The initiative—a part of the Met’s new open access policy—includes partnerships with Creative Commons, Wikimedia, Artstor, Digital Public Library of America (DPLA), Art Resource, and Pinterest in order to improve access to the museum's images. For example, web users can now find images, save, tag, or "pin” images of artworks on Creative Commons, as Hyperallergic reports. The Met has also named a new “Wikipedian in Residence,” Richard Knipel, who’s responsible for uploading pictures into Wikimedia Commons, documenting their metadata, and creating new articles on various artworks or topics.

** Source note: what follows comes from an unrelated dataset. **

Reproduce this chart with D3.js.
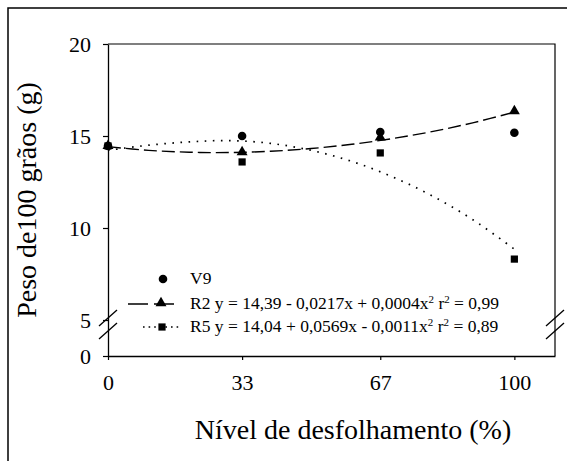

The images feature 200,000 artworks, including famous paintings like Emanuel Leutze’s Washington Crossing the Delaware and El Greco’s The Vision of Saint John. They comprise a large portion of the Met’s collections, although many other of the institution's public domain works—think engravings, posters, and prints—have yet to be digitized. (Another 65,000 Met artworks have been digitized, but they don’t fall under public domain.)
“Our comprehensive and diverse museum collection spans 5000 years of world culture,” Met director Thomas P. Campbell said in a statement quoted by Artnet. “Our core mission is to be open and accessible for all who wish to study and enjoy the works of art in our care. Increasing access to the museum’s collection and scholarship serves the interests and needs of our 21st-century audiences by offering new resources for creativity, knowledge, and ideas.”
As Hyperallergic points out, the Met’s website has contained hundreds of thousands of publicly accessible images since 2014, but visitors were only able to download them for free if they were intended for non-commercial or scholarly use. Now, all of those images have CC0 1.0 or Creative Commons Zero licenses. You can browse the newly available works by going to the Met's Collection page and selecting the "Public Domain Artworks" filter on the left.
Digitized images of the Met's collections will be rolled out gradually, AFP Relax News reports.